Once More, with (Chaste) Feeling
Wholesome teens? Check. Candy-colored costumes? Check. Must be HSM again.
Disney Channel's 2006 surprise-hit movie operated on the aspirational principle of kid culture: just as naming a magazine Seventeen will attract 13-year-olds, so will a franchise called High School Musical reach tweens for whom high school is only an enticing and terrifying eventuality. Like the original, High School Musical 2 (Aug. 17, 8 p.m. E.T.) gives them high school with training wheels: romance without sexual pressure, G-rated teen pop (Justin Timberlake before he brought sexy back). It's a raging bacchanal of hand holding, milk drinking and explicit thespianism! Obviously, this is escapism for parents too. Even the kids' rebellions--baking crème brûlée, angry dance numbers--would look good on a college application.

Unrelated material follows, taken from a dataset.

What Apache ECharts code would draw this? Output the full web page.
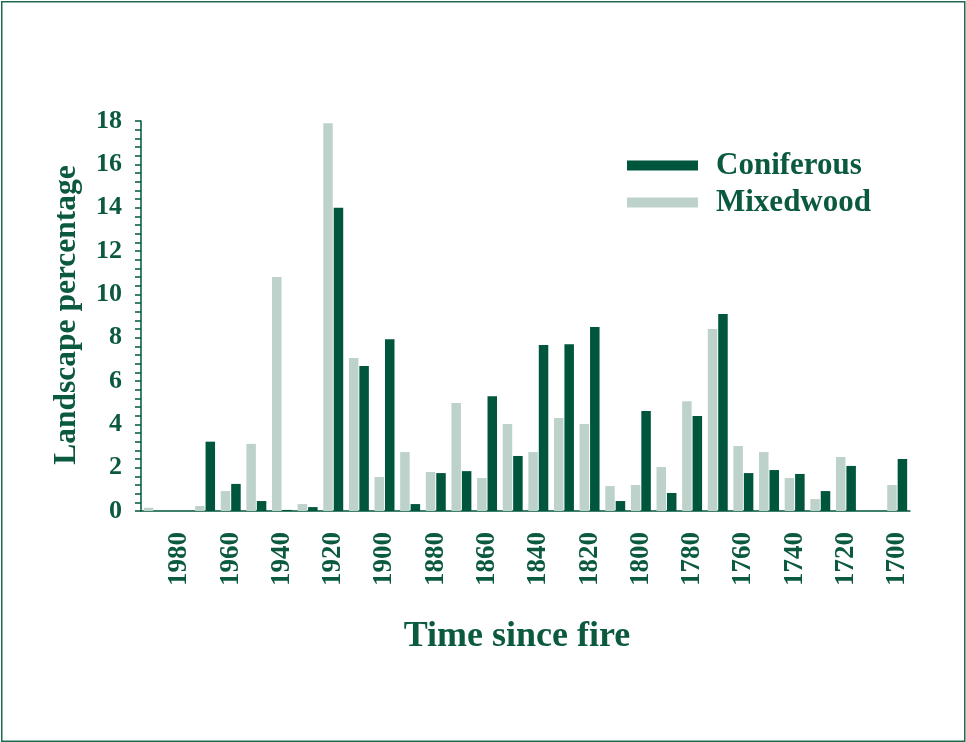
<!DOCTYPE html>
<html>
<head>
<meta charset="utf-8">
<script src="https://cdn.jsdelivr.net/npm/echarts@6/dist/echarts.min.js"></script>
<style>
html,body{margin:0;padding:0;background:#fff;}
#chart{width:966px;height:742px;}
</style>
</head>
<body>
<div id="chart"></div>
<script>
var categories = ['1990','1980','1970','1960','1950','1940','1930','1920','1910','1900',
  '1890','1880','1870','1860','1850','1840','1830','1820','1810','1800',
  '1790','1780','1770','1760','1750','1740','1730','1720','1710','1700'];
var mixedwood = [0.15,0,0.23,0.92,3.1,10.8,0.32,17.9,7.06,1.57,
  2.72,1.8,4.98,1.52,4.01,2.72,4.29,4.01,1.15,1.2,
  2.03,5.07,8.4,3.0,2.72,1.52,0.55,2.49,0,1.2];
var coniferous = [0,0,3.2,1.25,0.46,0.05,0.18,14.0,6.69,7.93,
  0.32,1.75,1.84,5.3,2.54,7.66,7.7,8.49,0.46,4.61,
  0.83,4.38,9.09,1.75,1.89,1.71,0.92,2.08,0,2.4];
var yTicks = [0,2,4,6,8,10,12,14,16,18];

var DARK = '#00553D';
var LIGHT = '#BDD2CB';
var TEXT = '#0B5A3E';
var FONT = '"Liberation Serif", "Times New Roman", serif';

var chart = echarts.init(document.getElementById('chart'));
var showOdd = function (i) { return i % 2 === 1; };
chart.setOption({
  animation: false,
  backgroundColor: '#fff',
  grid: {left: 141, right: 56, top: 121, bottom: 231, containLabel: false},
  legend: {
    orient: 'vertical',
    left: 622, top: 145,
    icon: 'rect',
    itemWidth: 71, itemHeight: 10, itemGap: 6,
    data: ['Coniferous', 'Mixedwood'],
    textStyle: {color: TEXT, fontFamily: FONT, fontWeight: 'bold', fontSize: 31, lineHeight: 31, padding: [0,0,0,13]}
  },
  xAxis: {
    type: 'category',
    data: categories,
    axisLine: {lineStyle: {color: DARK, width: 1.5}},
    axisTick: {interval: showOdd, alignWithLabel: true, length: 6, lineStyle: {color: DARK, width: 1.5}},
    axisLabel: {interval: showOdd, rotate: 90, margin: 21, color: TEXT, fontFamily: FONT, fontWeight: 'bold', fontSize: 27},
    splitLine: {show: false}
  },
  yAxis: {
    type: 'value',
    min: 0, max: 18, interval: 2,
    axisLine: {show: true, lineStyle: {color: DARK, width: 1.5}},
    axisTick: {show: true, length: 6, lineStyle: {color: DARK, width: 1.5}},
    minorTick: {show: true, splitNumber: 5, length: 6, lineStyle: {color: DARK, width: 1.5}},
    axisLabel: {margin: 19, color: TEXT, fontFamily: FONT, fontWeight: 'bold', fontSize: 26,
      formatter: function (v) { return yTicks.indexOf(v) >= 0 ? String(v) : ''; }},
    splitLine: {show: false}
  },
  series: [
    {name: 'Mixedwood', type: 'bar', data: mixedwood, barWidth: 9.5, barGap: '10%', itemStyle: {color: LIGHT}},
    {name: 'Coniferous', type: 'bar', data: coniferous, barWidth: 9.5, barGap: '10%', itemStyle: {color: DARK}}
  ],
  graphic: [
    {type: 'rect', shape: {x: 1.75, y: 1.75, width: 963, height: 739.5}, style: {fill: null, stroke: '#1d6b4f', lineWidth: 1.5}, silent: true},
    {type: 'text', x: 67, y: 315, rotation: Math.PI / 2,
      style: {text: 'Landscape percentage', fill: TEXT, font: 'bold 31.5px ' + FONT, textAlign: 'center', textVerticalAlign: 'middle'}},
    {type: 'text', x: 517, y: 637,
      style: {text: 'Time since fire', fill: TEXT, font: 'bold 36px ' + FONT, textAlign: 'center', textVerticalAlign: 'middle'}}
  ]
});
</script>
</body>
</html>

In High School Musical 2, it's vacation, and the kids of Albuquerque's East High are looking for summer jobs. Jock-turned-stage-star Troy Bolton (Zac Efron) scores a sweet gig as an assistant golf pro at the Lava Springs country club and gets jobs for his pals and girlfriend Gabriella Montez (Vanessa Hudgens). The catch: his job has been arranged by spoiled rich girl and theater brat Sharpay Evans (Ashley Tisdale), who considers Troy her rightful boyfriend. She connives for him to duet with her in a talent show--and for Gabriella to be left out. For middle-class Troy, there are connections and a basketball scholarship--if he plays along.
High School Musical 2's audience already knows how this movie ends. But they'll watch and re-watch because it has such an unembarrassed good time getting there. Where the original had a basketball dance number, the sequel has I Don't Dance, a baseball/hoofing showdown between Sharpay's fey brother Ryan (Lucas Grabeel) and athlete Chad (Corbin Bleu). (The double entendres--"I'll show you how I swing!"--re unavoidable, if unintentional.) The whole production is as blindingly art-directed as a sixth-grader's backpack--Lava Springs looks as if it's made out of chunks of sweet-and-sour chicken, and Sharpay pulls up to it in a pink monogrammed convertible that Barbie might drive.
Ah, Sharpay! Troy and Gabriella may provide the romance, but Sharpay is the hungry heart of the show, and Tisdale plays her with preening relish. She's the most brazen (and belly-baring) of the kids, but even her plot to conquer Troy is asexual and preadolescent; she just wants him to complete the picture of herself as school diva. He's the Ken doll that completes the play set. (Whether he's anatomically correct is irrelevant.)
Yet Sharpay is not really that bad; she just wants too much. Nobody is that bad in this world--not the popular kids, not the ditzy parents, not the overworked authority figures--and that's its charm. Everyone--band geek, hoop star, rich kid--stands side by side for their curtain call. Whether high school is in front of you or long behind, who wouldn't want to believe that story?